--- Written problem ---
Any pictures should be left out; please print exactly the lines between the line with "Clone this chart in Plotly." and the line with "fig = go.Figure()", inclusive.

--- Information shown ---
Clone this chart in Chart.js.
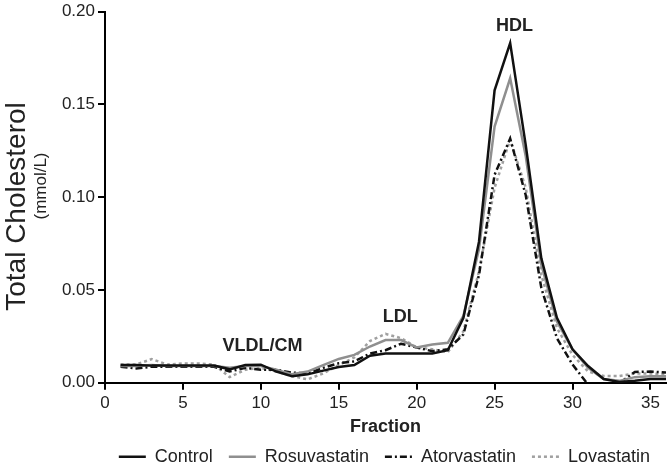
<!DOCTYPE html>
<html lang="en">
<head>
<meta charset="UTF-8">
<title>Total Cholesterol by Fraction</title>
<script src="https://cdn.jsdelivr.net/npm/chart.js"></script>
<style>
  html, body { margin: 0; padding: 0; background: #fff; }
  #wrap { width: 670px; height: 467px; position: relative; }
</style>
</head>
<body>
<div id="wrap"><canvas id="chart" width="670" height="467"></canvas></div>
<script>
// fraction numbers (x) and total cholesterol in mmol/L for each group
const fractions = [1, 2, 3, 4, 5, 6, 7, 8, 9, 10, 11, 12, 13, 14, 15, 16, 17, 18,
                   19, 20, 21, 22, 23, 24, 25, 26, 27, 28, 29, 30, 31, 32, 33, 34, 35, 36];
const control = [0.0095, 0.0095, 0.0092, 0.0092, 0.0092, 0.0092, 0.0092, 0.0072, 0.0095, 0.0097,
                 0.006, 0.0035, 0.0045, 0.0065, 0.0085, 0.0095, 0.0145, 0.0157, 0.0157, 0.0157,
                 0.0157, 0.0175, 0.035, 0.076, 0.1575, 0.183, 0.128, 0.067, 0.035, 0.018,
                 0.009, 0.002, 0.0004, 0.001, 0.002, 0.002];
const rosuvastatin = [0.009, 0.009, 0.0095, 0.009, 0.009, 0.009, 0.009, 0.008, 0.009, 0.009,
                      0.007, 0.0045, 0.006, 0.0095, 0.0128, 0.015, 0.0195, 0.023, 0.023, 0.019,
                      0.0206, 0.0215, 0.036, 0.072, 0.138, 0.164, 0.122, 0.0635, 0.033, 0.018,
                      0.008, 0.002, 0.001, 0.003, 0.0035, 0.0035];
const atorvastatin = [0.0086, 0.0077, 0.0086, 0.0086, 0.0086, 0.0086, 0.0086, 0.006, 0.008, 0.007,
                      0.007, 0.0054, 0.005, 0.008, 0.0105, 0.0115, 0.0157, 0.0175, 0.021, 0.019,
                      0.017, 0.018, 0.026, 0.058, 0.112, 0.1315, 0.101, 0.051, 0.024, 0.0098,
                      -0.001, -0.004, -0.0003, 0.0058, 0.006, 0.0055];
const lovastatin = [0.0098, 0.0098, 0.0127, 0.0098, 0.0104, 0.0104, 0.0098, 0.003, 0.007, 0.008,
                    0.006, 0.0036, 0.0018, 0.005, 0.0095, 0.0136, 0.0224, 0.0263, 0.024, 0.019,
                    0.018, 0.0165, 0.0277, 0.06, 0.105, 0.131, 0.105, 0.058, 0.0295, 0.015,
                    0.006, 0.0036, 0.0036, 0.005, 0.005, 0.0045];

const xTickValues = [0, 5, 10, 15, 20, 25, 30, 35];
const yTickValues = [0, 0.05, 0.10, 0.15, 0.20];

// peak labels: text with the data position of its centre
const peakLabels = [
  { text: 'VLDL/CM', x: 10.1, y: 0.0197 },
  { text: 'LDL', x: 18.95, y: 0.0355 },
  { text: 'HDL', x: 26.27, y: 0.1923 }
];

const FONT = "'Liberation Sans', Arial, sans-serif";
const TEXT = '#222';
const LINE_W = 2.5;

function points(values) {
  return fractions.map((f, i) => ({ x: f, y: values[i] }));
}

const series = [
  { label: 'Control', data: points(control), borderColor: '#111', borderDash: [] },
  { label: 'Rosuvastatin', data: points(rosuvastatin), borderColor: '#8f8f8f', borderDash: [] },
  { label: 'Atorvastatin', data: points(atorvastatin), borderColor: '#111', borderDash: [7, 3, 2, 3] },
  { label: 'Lovastatin', data: points(lovastatin), borderColor: '#a0a0a0', borderDash: [3, 3] }
];

// y-axis title (two lines of different size) and the peak labels
const extraText = {
  id: 'extraText',
  afterDraw(chart) {
    const ctx = chart.ctx;
    const xs = chart.scales.x, ys = chart.scales.y;
    ctx.save();
    ctx.fillStyle = TEXT;
    ctx.textAlign = 'center';
    ctx.textBaseline = 'middle';
    ctx.font = 'bold 18px ' + FONT;
    peakLabels.forEach(p => {
      ctx.fillText(p.text, xs.getPixelForValue(p.x), ys.getPixelForValue(p.y));
    });
    ctx.translate(17, 206.5);
    ctx.rotate(-Math.PI / 2);
    ctx.font = '28px ' + FONT;
    ctx.fillText('Total Cholesterol', 0, 0);
    ctx.font = '17px ' + FONT;
    ctx.fillText('(mmol/L)', 20.5, 24);
    ctx.restore();
  }
};

new Chart(document.getElementById('chart'), {
  type: 'line',
  data: {
    datasets: series.map(s => ({
      label: s.label,
      data: s.data,
      borderColor: s.borderColor,
      backgroundColor: s.borderColor,
      borderDash: s.borderDash,
      borderWidth: LINE_W,
      pointRadius: 0,
      tension: 0,
      fill: false,
      clip: 0
    }))
  },
  options: {
    responsive: false,
    animation: false,
    events: [],
    layout: { padding: { left: 0, right: 4, top: 9, bottom: -8.7 } },
    plugins: {
      tooltip: { enabled: false },
      legend: {
        position: 'bottom',
        align: 'end',
        labels: {
          usePointStyle: true,
          pointStyle: 'line',
          pointStyleWidth: 27,
          padding: 16,
          color: TEXT,
          font: { family: FONT, size: 18 },
          // take the dash pattern and width from the line, not from the point style
          generateLabels: chart => Chart.defaults.plugins.legend.labels.generateLabels(chart).map(item => {
            const ds = chart.data.datasets[item.datasetIndex];
            item.lineDash = ds.borderDash;
            item.lineWidth = LINE_W;
            item.strokeStyle = ds.borderColor;
            return item;
          })
        }
      }
    },
    scales: {
      x: {
        type: 'linear',
        min: 0,
        max: 36,
        afterBuildTicks: axis => { axis.ticks = xTickValues.map(v => ({ value: v })); },
        afterFit: axis => { axis.height = 49; },
        border: { display: true, color: '#000', width: 2 },
        grid: { drawOnChartArea: false, drawTicks: true, tickLength: 7, color: '#000', lineWidth: 2 },
        ticks: { color: TEXT, padding: 3, maxRotation: 0, font: { family: FONT, size: 17 } },
        title: {
          display: true,
          text: 'Fraction',
          color: TEXT,
          padding: { top: 0, bottom: -6 },
          font: { family: FONT, size: 18, weight: 'bold' }
        }
      },
      y: {
        min: 0,
        max: 0.2,
        afterBuildTicks: axis => { axis.ticks = yTickValues.map(v => ({ value: v })); },
        afterFit: axis => { axis.width = 105; },
        border: { display: true, color: '#000', width: 2 },
        grid: { drawOnChartArea: false, drawTicks: true, tickLength: 7, color: '#000', lineWidth: 2 },
        ticks: {
          color: TEXT,
          padding: 3,
          font: { family: FONT, size: 17, lineHeight: 1 },
          callback: v => v.toFixed(2)
        }
      }
    }
  },
  plugins: [extraText]
});
</script>
</body>
</html>
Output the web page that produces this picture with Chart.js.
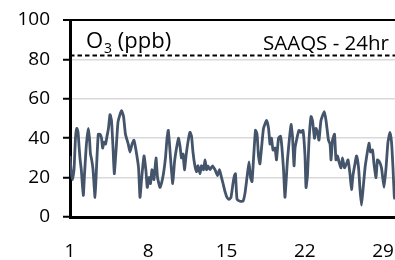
<!DOCTYPE html>
<html><head><meta charset="utf-8">
<script src="https://cdn.jsdelivr.net/npm/chart.js@4/dist/chart.umd.min.js"></script>
<style>html,body{margin:0;padding:0;background:#fff}#wrap{width:395px;height:260px;position:relative}</style>
</head><body><div id="wrap"><canvas id="c"></canvas></div>
<script>
const days = [1.00,1.09,1.22,1.36,1.49,1.61,1.72,1.81,1.89,2.01,2.19,2.30,2.43,2.52,2.64,2.74,2.83,2.94,3.06,3.24,3.37,3.53,3.68,3.82,3.92,4.04,4.18,4.31,4.44,4.58,4.71,4.85,4.96,5.11,5.29,5.47,5.62,5.79,5.96,6.21,6.37,6.55,6.72,6.90,7.13,7.26,7.40,7.62,7.80,7.91,8.07,8.20,8.33,8.51,8.69,8.83,9.05,9.18,9.36,9.54,9.68,9.79,9.90,10.03,10.19,10.35,10.53,10.70,10.84,10.97,11.11,11.24,11.38,11.55,11.73,11.87,12.00,12.14,12.31,12.45,12.63,12.76,12.94,13.08,13.21,13.34,13.52,13.75,13.97,14.19,14.37,14.51,14.69,14.86,15.04,15.22,15.40,15.58,15.71,15.80,15.94,16.21,16.47,16.65,16.83,17.01,17.15,17.28,17.41,17.59,17.73,17.86,17.99,18.13,18.31,18.58,18.76,18.89,19.02,19.16,19.34,19.47,19.65,19.83,19.96,20.10,20.23,20.45,20.63,20.77,20.90,21.04,21.13,21.30,21.48,21.66,21.84,22.02,22.11,22.24,22.38,22.56,22.69,22.87,23.00,23.14,23.27,23.45,23.75,23.90,24.12,24.26,24.35,24.48,24.66,24.79,24.93,25.06,25.24,25.37,25.55,25.73,25.87,26.04,26.18,26.31,26.49,26.63,26.81,26.94,27.07,27.21,27.39,27.57,27.74,27.88,28.06,28.19,28.37,28.50,28.68,28.86,29.09,29.27,29.44,29.62,29.76,29.89,30.01,30.07];
const o3 = [31,24,19,24,40,45,43,36,30,24,11,22,34,40,45,40,32,29,24,10,25,42,42,40,35,38,37,41,45,52,49,35,22,33,48,52,54,51,42,37,33,37,39,34,25,10,19,31,23,15,20,17,24,19,30,20,15,17,22,30,40,44,37,27,17,28,35,40,36,30,32,24,31,38,43,41,33,27,23,26,22,26,24,29,24,26,24,26,24,21,24,21,17,13,10,9,10,17,21,22,9,8,8,12,20,28,20,18,29,44,42,31,27,35,45,49,45,37,40,34,35,29,40,41,35,24,10,29,40,47,41,26,35,40,44,43,44,31,15,21,39,51,49,40,45,43,39,49,53.5,49,39,37,29,39,42,29,31,28,25,30,25,27,29,22,14,21,27,31,25,14,6,14,25,32,37.5,33,34,27,20,29,28,25,15,25,38,43,38,25,10,9];
const xTickLabels = [1, 8, 15, 22, 29];
const yTickValues = [0, 20, 40, 60, 80, 100];
const saaqsLimit = 82;
const saaqsLabel = 'SAAQS - 24hr';
const titleMain = 'O', titleSub = '3', titleRest = ' (ppb)';
const xMin = 1, xMax = 30.07;

const FONT = '"Open Sans", sans-serif';

const textPlugin = {
  id: 'texts',
  afterDatasetsDraw(chart) {
    const {ctx, chartArea: a, scales: {y}} = chart;
    ctx.save();
    ctx.fillStyle = '#000';
    ctx.textBaseline = 'alphabetic';
    ctx.font = '22px ' + FONT;
    let x = a.left + 16, base = a.top + 28;
    ctx.fillText(titleMain, x, base);
    x += ctx.measureText(titleMain).width + 1;
    ctx.font = '14px ' + FONT;
    ctx.fillText(titleSub, x, base + 5);
    x += ctx.measureText(titleSub).width;
    ctx.font = '22px ' + FONT;
    ctx.fillText(titleRest, x, base);
    ctx.font = '20.5px ' + FONT;
    ctx.textAlign = 'right';
    ctx.fillText(saaqsLabel, a.right - 6, y.getPixelForValue(saaqsLimit) - 5);
    ctx.restore();
  }
};

new Chart(document.getElementById('c'), {
  type: 'line',
  data: {
    datasets: [
      {
        data: days.map((d, i) => ({x: d, y: o3[i]})),
        borderColor: '#44546A',
        borderWidth: 2.8,
        pointRadius: 0,
        tension: 0.15,
        fill: false
      },
      {
        data: [{x: xMin, y: saaqsLimit}, {x: xMax, y: saaqsLimit}],
        borderColor: '#000',
        borderWidth: 2,
        borderDash: [4.5, 3],
        pointRadius: 0,
        fill: false
      }
    ]
  },
  options: {
    responsive: true,
    maintainAspectRatio: false,
    animation: false,
    layout: {padding: {top: 20, right: 0, left: 0, bottom: 0}},
    plugins: {legend: {display: false}, tooltip: {enabled: false}},
    scales: {
      x: {
        type: 'linear',
        min: xMin,
        max: xMax,
        afterBuildTicks: s => { s.ticks = xTickLabels.map(v => ({value: v})); },
        afterFit: s => { s.height = 43; s.paddingLeft = 0; s.paddingRight = 0; },
        grid: {display: true, drawOnChartArea: false, drawTicks: false},
        border: {display: true, color: '#000', width: 3},
        ticks: {color: '#000', font: {family: FONT, size: 19}, padding: 23, maxRotation: 0, autoSkip: false}
      },
      y: {
        min: 0,
        max: 100,
        afterBuildTicks: s => { s.ticks = yTickValues.map(v => ({value: v})); },
        afterFit: s => { s.width = 70; s.paddingTop = 0; s.paddingBottom = 0; },
        grid: {
          color: c => c.tick && c.tick.value === 100 ? '#000' : '#d9d9d9',
          lineWidth: c => c.tick && c.tick.value === 100 ? 2 : 1.5,
          tickColor: '#000',
          tickLength: 7,
          tickWidth: 2
        },
        border: {display: true, color: '#000', width: 3},
        ticks: {color: '#000', font: {family: FONT, size: 19}, padding: 13}
      }
    }
  },
  plugins: [textPlugin]
});
</script>
</body></html>
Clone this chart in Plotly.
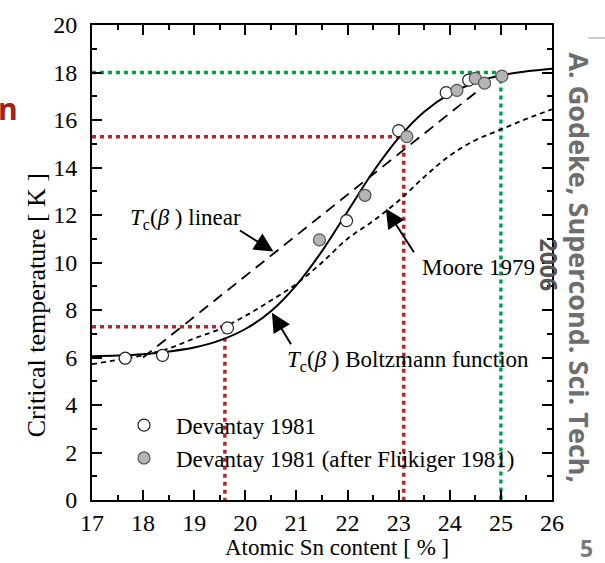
import plotly.graph_objects as go

# ---- data ----
sn_grid = [17, 17.5, 18, 18.5, 19, 19.5, 20, 20.5, 21, 21.5, 22, 22.5, 23, 23.5, 24, 24.5, 25, 25.5, 26]
boltzmann_T = [6.05, 6.08, 6.14, 6.25, 6.42, 6.72, 7.2, 7.95, 9.05, 10.48, 12.15, 13.82, 15.25, 16.35, 17.1, 17.58, 17.88, 18.05, 18.16]
moore_T = [5.72, 5.9, 6.1, 6.38, 6.8, 7.2, 7.75, 8.4, 9.1, 10.0, 11.0, 11.75, 12.6, 13.6, 14.5, 15.15, 15.6, 16.05, 16.45]
linear_x = [18, 25]
linear_T = [6.0, 18.0]

devantay_x = [17.65, 18.38, 19.65, 21.98, 23.0, 23.93, 24.37]
devantay_T = [5.97, 6.09, 7.25, 11.76, 15.55, 17.15, 17.68]
flukiger_x = [21.45, 22.34, 23.16, 24.14, 24.5, 24.68, 25.02]
flukiger_T = [10.95, 12.83, 15.3, 17.25, 17.75, 17.55, 17.85]

red_guides = [(19.6, 7.3), (23.1, 15.3)]
green_guides = [(25.0, 18.0)]

x_ticks = list(range(17, 27))
y_ticks = list(range(0, 21, 2))

SERIF = "Liberation Serif"
SANS = "Open Sans"
RED = "#B3262B"
GREEN = "#00A14B"

fig = go.Figure()

# guide lines
for gx, gy in red_guides:
    fig.add_trace(go.Scatter(x=[17, gx, gx], y=[gy, gy, 0], mode="lines",
                             line=dict(color=RED, width=3.5, dash="4px,4px"),
                             showlegend=False, hoverinfo="skip"))
for gx, gy in green_guides:
    fig.add_trace(go.Scatter(x=[17, gx, gx], y=[gy, gy, 0], mode="lines",
                             line=dict(color=GREEN, width=3.5, dash="4px,4px"),
                             showlegend=False, hoverinfo="skip"))

# curves
fig.add_trace(go.Scatter(x=linear_x, y=linear_T, mode="lines",
                         line=dict(color="black", width=1.8, dash="11px,7px"),
                         showlegend=False))
fig.add_trace(go.Scatter(x=sn_grid, y=moore_T, mode="lines", line_shape="spline",
                         line=dict(color="black", width=1.8, dash="5px,4px"),
                         showlegend=False))
fig.add_trace(go.Scatter(x=sn_grid, y=boltzmann_T, mode="lines", line_shape="spline",
                         line=dict(color="black", width=2),
                         showlegend=False))

# data points
fig.add_trace(go.Scatter(x=devantay_x, y=devantay_T, mode="markers", name="Devantay 1981",
                         legendgroup="a",
                         marker=dict(symbol="circle", size=12, color="white",
                                     line=dict(color="#222222", width=1.2))))
fig.add_trace(go.Scatter(x=flukiger_x, y=flukiger_T, mode="markers",
                         name="Devantay 1981 (after Flükiger 1981)", legendgroup="b",
                         marker=dict(symbol="circle", size=12, color="#B4B4B4",
                                     line=dict(color="#555555", width=1.2))))

axis_common = dict(
    showgrid=False, zeroline=False, showline=True, linecolor="black", linewidth=2,
    mirror="ticks", ticks="inside", ticklen=10, tickwidth=1.8, tickcolor="black",
)
fig.update_xaxes(range=[17, 26], tickvals=x_ticks,
                 tickfont=dict(family=SERIF, size=24, color="black"),
                 minor=dict(dtick=0.5, ticklen=5, tickwidth=1.5, ticks="inside", tickcolor="black"),
                 **axis_common)
fig.update_yaxes(range=[0, 20], tickvals=y_ticks,
                 tickfont=dict(family=SERIF, size=24, color="black"),
                 ticklabelstandoff=8,
                 minor=dict(dtick=1, ticklen=5, tickwidth=1.5, ticks="inside", tickcolor="black"),
                 **axis_common)


def px_to_paper(px, py):
    return (px - 92) / 460, (500 - py) / 478


def paper_text(text, px, py, font, angle=0):
    x0, y0 = px_to_paper(px, py)
    return dict(text=text, x=x0, y=y0, xref="paper", yref="paper", xanchor="center",
                yanchor="middle", textangle=angle, showarrow=False, font=font)


ann = []
# axis titles
ann.append(paper_text("Critical temperature [ K ]", 36, 304, dict(family=SERIF, size=26, color="black"), -90))
ann.append(paper_text("Atomic Sn content [ % ]", 337, 548, dict(family=SERIF, size=23, color="black")))
# curve labels
lab_font = dict(family=SERIF, size=23, color="black")
ann.append(dict(text="<i>T</i><sub>c</sub>(<i>β</i> ) linear", x=17.7, y=11.84, xanchor="left",
                yanchor="middle", showarrow=False, font=lab_font))
ann.append(dict(text="Moore 1979", x=23.42, y=9.79, xanchor="left", yanchor="middle",
                showarrow=False, font=lab_font))
ann.append(dict(text="<i>T</i><sub>c</sub>(<i>β</i> ) Boltzmann function", x=20.78, y=5.86,
                xanchor="left", yanchor="middle", showarrow=False, font=lab_font))
# arrows
for (tx, ty, axp, ayp) in [(20.55, 10.46, -35, -22), (22.75, 12.26, 29, 45), (20.52, 7.88, 20, 33)]:
    ann.append(dict(text="", x=tx, y=ty, ax=axp, ay=ayp, showarrow=True, arrowhead=2,
                    arrowsize=1.9, arrowwidth=2, arrowcolor="black"))
# outside texts
ann.append(paper_text("<b>n</b>", 8, 106, dict(family=SANS, size=30, color="#A8201A")))
ann.append(paper_text("<b>A. Godeke, Supercond. Sci. Tech,</b>", 580, 266,
                      dict(family=SANS, size=27, color="#6E6E6E"), 90))
ann.append(paper_text("<b>2006</b>", 549, 263, dict(family=SANS, size=23, color="#555555"), 90))
ann.append(paper_text("<b>5</b>", 586, 548, dict(family=SANS, size=23, color="#7A7A7A")))
fig.update_layout(annotations=ann)

fig.add_shape(type="line", xref="paper", yref="paper",
              x0=(588 - 92) / 460, x1=(605 - 92) / 460, y0=(500 - 35) / 478, y1=(500 - 35) / 478,
              line=dict(color="#BBBBBB", width=1.5))

fig.update_layout(
    width=605, height=563,
    margin=dict(l=92, r=53, t=22, b=63),
    plot_bgcolor="white", paper_bgcolor="white",
    font=dict(family=SERIF, color="black"),
    showlegend=True,
    legend=dict(x=(112 - 92) / 460, y=(500 - 403) / 478, xanchor="left", yanchor="top",
                bgcolor="rgba(0,0,0,0)", font=dict(family=SERIF, size=23, color="black"),
                itemwidth=54, traceorder="grouped", tracegroupgap=0),
)

fig.write_html("out.html")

--- Reply ---
Clone this chart in Plotly.
import plotly.graph_objects as go

# ---- data ----
sn_grid = [17, 17.5, 18, 18.5, 19, 19.5, 20, 20.5, 21, 21.5, 22, 22.5, 23, 23.5, 24, 24.5, 25, 25.5, 26]
boltzmann_T = [6.05, 6.08, 6.14, 6.25, 6.42, 6.72, 7.2, 7.95, 9.05, 10.48, 12.15, 13.82, 15.25, 16.35, 17.1, 17.58, 17.88, 18.05, 18.16]
moore_T = [5.72, 5.9, 6.1, 6.38, 6.8, 7.2, 7.75, 8.4, 9.1, 10.0, 11.0, 11.75, 12.6, 13.6, 14.5, 15.15, 15.6, 16.05, 16.45]
linear_x = [18, 25]
linear_T = [6.0, 18.0]

devantay_x = [17.65, 18.38, 19.65, 21.98, 23.0, 23.93, 24.37]
devantay_T = [5.97, 6.09, 7.25, 11.76, 15.55, 17.15, 17.68]
flukiger_x = [21.45, 22.34, 23.16, 24.14, 24.5, 24.68, 25.02]
flukiger_T = [10.95, 12.83, 15.3, 17.25, 17.75, 17.55, 17.85]

red_guides = [(19.6, 7.3), (23.1, 15.3)]
green_guides = [(25.0, 18.0)]

x_ticks = list(range(17, 27))
y_ticks = list(range(0, 21, 2))

SERIF = "Liberation Serif"
SANS = "Open Sans"
RED = "#B3262B"
GREEN = "#00A14B"

fig = go.Figure()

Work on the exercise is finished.